The directors' lawyer, Tim Spear, told the Herald his clients refuted the allegations and say LDC was solvent when it went into receivership.

Rennie also submitted it was believed Perpetual had "failed to act as a competent trustee" and that it "agreed to or acquiesced in actions which enabled trading to continue when LDC was insolvent".

Perpetual said it strenuously denied the allegations.

The actions or inaction of Sherwin Chan & Walshe allegedly "enabled the issuing of a misleading prospectus" and it failed to identify which borrowers from LDC were "the primary cause of its insolvent position", Rennie alleged.

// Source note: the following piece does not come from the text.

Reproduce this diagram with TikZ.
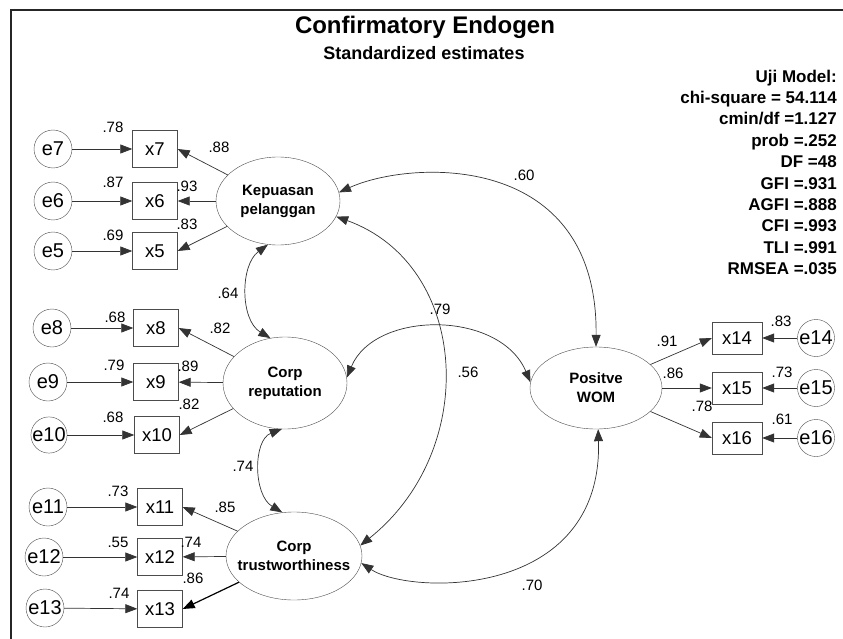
\documentclass[tikz,border=0pt]{standalone}
\usepackage{fontspec}
\setmainfont{Liberation Sans}
\usetikzlibrary{arrows.meta,shapes.geometric}
\tikzset{
    latent/.style={ellipse,draw=black!70,inner xsep=-20pt,inner ysep=-10pt,align=center,font=\fontsize{15}{19}\selectfont\bfseries},
    item/.style={rectangle,draw=black!70,minimum width=45pt,minimum height=37pt,inner sep=0pt,font=\fontsize{18.5}{20}\selectfont},
    err/.style={circle,draw=black!70,minimum size=38pt,inner sep=0pt,font=\fontsize{20}{22}\selectfont},
    coef/.style={inner sep=0pt,font=\fontsize{15}{17}\selectfont},
    edge/.style={-{Triangle[length=12pt,width=9pt]},draw=black!80,line width=0.7pt},
    cov/.style={{Triangle[length=12pt,width=9pt]}-{Triangle[length=12pt,width=9pt]},draw=black!80,line width=0.7pt}
}

\begin{document}
\begin{tikzpicture} [x=1pt,y=-1pt]
\useasboundingbox (0,0) rectangle (843,639);
\draw[line width=2.5pt,black!85] (11,639) -- (11,10) -- (843,10);

\node[anchor=base,font=\fontsize{24}{26}\selectfont\bfseries] (title) at (425,33.6) {Confirmatory Endogen};
\node[anchor=base,font=\fontsize{18}{20}\selectfont\bfseries] (sub) at (424,59.4) {Standardized estimates};
\node[anchor=north east,inner sep=0pt,align=right,font=\fontsize{17}{21.4}\selectfont\bfseries] (fit) at (837,69.5)
  {Uji Model:\\chi-square = 54.114\\cmin/df =1.127\\prob =.252\\DF =48\\GFI =.931\\AGFI =.888\\CFI =.993\\TLI =.991\\RMSEA =.035};

% latent variables
\node[latent,minimum width=124pt,minimum height=88pt] (kp) at (278,201) {Kepuasan\\pelanggan};
\node[latent,minimum width=124pt,minimum height=92pt] (cr) at (285,383) {Corp\\reputation};
\node[latent,minimum width=136pt,minimum height=88pt] (ct) at (294,556) {Corp\\trustworthiness};
\node[latent,minimum width=132pt,minimum height=82pt] (wom) at (596,388) {Positve\\WOM};

% indicators
\node[item] (x7) at (155,149) {x7};
\node[item] (x6) at (155,201) {x6};
\node[item] (x5) at (155,251) {x5};
\node[item] (x8) at (156,328) {x8};
\node[item] (x9) at (156,382) {x9};
\node[item] (x10) at (157,435) {x10};
\node[item] (x11) at (160,507) {x11};
\node[item] (x12) at (160,557) {x12};
\node[item] (x13) at (160,609) {x13};
\node[item,minimum width=50pt,minimum height=32pt] (x14) at (737,338) {x14};
\node[item,minimum width=50pt,minimum height=32pt] (x15) at (737,388) {x15};
\node[item,minimum width=50pt,minimum height=32pt] (x16) at (737,438) {x16};

% errors
\node[err] (e7) at (53,149) {e7};
\node[err] (e6) at (53,201) {e6};
\node[err] (e5) at (53,251) {e5};
\node[err] (e8) at (52,328) {e8};
\node[err] (e9) at (48,382) {e9};
\node[err,minimum size=36pt] (e10) at (49,435) {e10};
\node[err] (e11) at (48,507) {e11};
\node[err] (e12) at (44,557) {e12};
\node[err] (e13) at (45,608) {e13};
\node[err,minimum size=37pt] (e14) at (816,338) {e14};
\node[err,minimum size=37pt] (e15) at (816,388) {e15};
\node[err,minimum size=37pt] (e16) at (816,438) {e16};

\draw[edge] (kp) -- (x7.east);
\draw[edge] (kp) -- (x6);
\draw[edge] (kp) -- (x5.east);
\draw[edge] (cr) -- (x8.east);
\draw[edge] (cr) -- (x9);
\draw[edge] (cr) -- (x10.east);
\draw[edge] (ct) -- (x11.east);
\draw[edge] (ct) -- (x12);
\draw[edge,line width=1.2pt,draw=black] (ct) -- (x13.east);
\draw[edge] (wom) -- (x14.west);
\draw[edge] (wom) -- (x15);
\draw[edge] (wom) -- (x16.west);

\draw[edge] (e7) -- (x7);
\draw[edge] (e6) -- (x6);
\draw[edge] (e5) -- (x5);
\draw[edge] (e8) -- (x8);
\draw[edge] (e9) -- (x9);
\draw[edge] (e10) -- (x10);
\draw[edge] (e11) -- (x11);
\draw[edge] (e12) -- (x12);
\draw[edge] (e13) -- (x13);
\draw[edge] (e14) -- (x14);
\draw[edge] (e15) -- (x15);
\draw[edge] (e16) -- (x16);

% covariances
\draw[cov] (kp.8) .. controls (410,160) and (598,150) .. (wom.north);
\draw[cov] (kp.-15) .. controls (470,265) and (480,450) .. (ct.9);
\draw[cov] (cr.5) .. controls (375,310) and (500,310) .. (wom.175);
\draw[cov] (kp.-103) .. controls (240,265) and (240,320) .. (cr.108);
\draw[cov] (cr.-94) .. controls (253,440) and (253,495) .. (ct.105);
\draw[cov] (ct.-6) .. controls (410,595) and (603,600) .. (wom.-87);

% estimates
\node[coef] (l1) at (113,127) {.78};
\node[coef] (l2) at (219,147) {.88};
\node[coef] (l3) at (113,182) {.87};
\node[coef] (l4) at (187,186) {.93};
\node[coef] (l5) at (113,235) {.69};
\node[coef] (l6) at (187,224) {.83};
\node[coef] (l7) at (228,293) {.64};
\node[coef] (l8) at (115,317) {.68};
\node[coef] (l9) at (220,328) {.82};
\node[coef] (l10) at (114,365) {.79};
\node[coef] (l11) at (188,366) {.89};
\node[coef] (l12) at (189,404) {.82};
\node[coef] (l13) at (113,417) {.68};
\node[coef] (l14) at (243,466) {.74};
\node[coef] (l15) at (118,491) {.73};
\node[coef] (l16) at (225,507) {.85};
\node[coef] (l17) at (118,542) {.55};
\node[coef] (l18) at (191,542) {.74};
\node[coef] (l19) at (193,578) {.86};
\node[coef] (l20) at (119,593) {.74};
\node[coef] (l21) at (781,321) {.83};
\node[coef] (l22) at (667,341) {.91};
\node[coef] (l23) at (673,373) {.86};
\node[coef] (l24) at (782,372) {.73};
\node[coef] (l25) at (702,406) {.78};
\node[coef] (l26) at (782,419) {.61};
\node[coef] (l27) at (524,175) {.60};
\node[coef] (l28) at (440,309) {.79};
\node[coef] (l29) at (468,372) {.56};
\node[coef] (l30) at (532,585) {.70};

\end{tikzpicture}
\end{document}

"Mr Rennie therefore says that the evidence for the plaintiffs will show that from its incorporation, LDC was not an entity to which any informed or prudent investor would have entrusted investments. Its financial statements were a fiction, reporting as assets loans which were not recoverable when due or, in some major instances, at all," Associate Judge Matthews said.

The dispute before the judge concerned whether the trial should be split in two such as in the Feltex class action, as pushed for by the defendants. The investors, however, wanted the bulk of the issues in the case considered at the same time.

Associate Judge Matthews was of the view the plaintiffs were "entitled to run the case the way they wish" unless there was a "manifest disadvantage" to the defendants. He did not believe there was any and directed that the bulk of the claims in the case be argued during one trial.

The defendants have since applied for another judge to review the decision.